>> Begin Given material

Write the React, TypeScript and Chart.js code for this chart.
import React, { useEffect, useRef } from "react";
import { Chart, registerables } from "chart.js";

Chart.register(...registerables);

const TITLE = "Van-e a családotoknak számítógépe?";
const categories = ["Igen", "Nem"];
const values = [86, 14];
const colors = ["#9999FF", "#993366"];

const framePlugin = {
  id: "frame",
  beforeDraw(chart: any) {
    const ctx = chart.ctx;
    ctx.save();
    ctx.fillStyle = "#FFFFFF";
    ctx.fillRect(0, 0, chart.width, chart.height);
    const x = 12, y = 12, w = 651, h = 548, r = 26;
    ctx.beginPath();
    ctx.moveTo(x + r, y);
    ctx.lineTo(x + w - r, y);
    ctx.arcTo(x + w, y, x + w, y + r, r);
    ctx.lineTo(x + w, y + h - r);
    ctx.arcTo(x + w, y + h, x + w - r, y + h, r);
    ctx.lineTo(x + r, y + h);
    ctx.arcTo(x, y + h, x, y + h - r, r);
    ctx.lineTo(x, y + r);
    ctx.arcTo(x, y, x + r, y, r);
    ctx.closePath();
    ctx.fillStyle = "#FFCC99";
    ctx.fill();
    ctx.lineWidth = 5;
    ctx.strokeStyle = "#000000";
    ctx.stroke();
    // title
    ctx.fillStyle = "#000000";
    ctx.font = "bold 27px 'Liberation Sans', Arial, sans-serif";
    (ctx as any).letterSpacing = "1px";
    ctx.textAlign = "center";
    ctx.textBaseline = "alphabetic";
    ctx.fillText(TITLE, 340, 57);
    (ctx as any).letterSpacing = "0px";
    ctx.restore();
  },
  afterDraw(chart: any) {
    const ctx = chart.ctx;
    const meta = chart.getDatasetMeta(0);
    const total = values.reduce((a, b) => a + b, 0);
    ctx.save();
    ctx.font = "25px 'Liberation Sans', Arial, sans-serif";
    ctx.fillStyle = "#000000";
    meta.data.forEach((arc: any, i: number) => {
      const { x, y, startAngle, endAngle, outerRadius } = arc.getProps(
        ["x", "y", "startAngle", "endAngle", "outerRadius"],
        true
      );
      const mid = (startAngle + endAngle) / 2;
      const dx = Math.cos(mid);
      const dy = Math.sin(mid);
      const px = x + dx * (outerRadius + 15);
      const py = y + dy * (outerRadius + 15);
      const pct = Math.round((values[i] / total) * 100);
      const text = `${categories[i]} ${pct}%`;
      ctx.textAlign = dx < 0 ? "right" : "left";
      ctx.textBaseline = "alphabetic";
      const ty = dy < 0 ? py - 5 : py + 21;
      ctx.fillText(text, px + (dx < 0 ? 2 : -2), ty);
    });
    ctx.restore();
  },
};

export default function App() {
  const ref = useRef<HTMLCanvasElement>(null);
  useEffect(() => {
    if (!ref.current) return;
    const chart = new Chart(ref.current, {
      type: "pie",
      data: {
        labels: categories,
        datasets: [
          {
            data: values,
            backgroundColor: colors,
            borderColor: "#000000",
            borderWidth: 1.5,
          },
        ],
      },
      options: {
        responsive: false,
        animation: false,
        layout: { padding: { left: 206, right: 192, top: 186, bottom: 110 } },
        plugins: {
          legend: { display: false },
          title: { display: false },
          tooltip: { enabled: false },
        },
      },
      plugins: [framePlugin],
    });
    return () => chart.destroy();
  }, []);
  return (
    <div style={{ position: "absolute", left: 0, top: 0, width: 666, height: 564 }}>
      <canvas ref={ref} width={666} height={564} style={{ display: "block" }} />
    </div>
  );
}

>> End Given material

## The exercise:
Restate word for word only the lines running from the beginning of the data to the line holding "Chart.register(...registerables);", both included.

## Task solution:
Write the React, TypeScript and Chart.js code for this chart.
import React, { useEffect, useRef } from "react";
import { Chart, registerables } from "chart.js";

Chart.register(...registerables);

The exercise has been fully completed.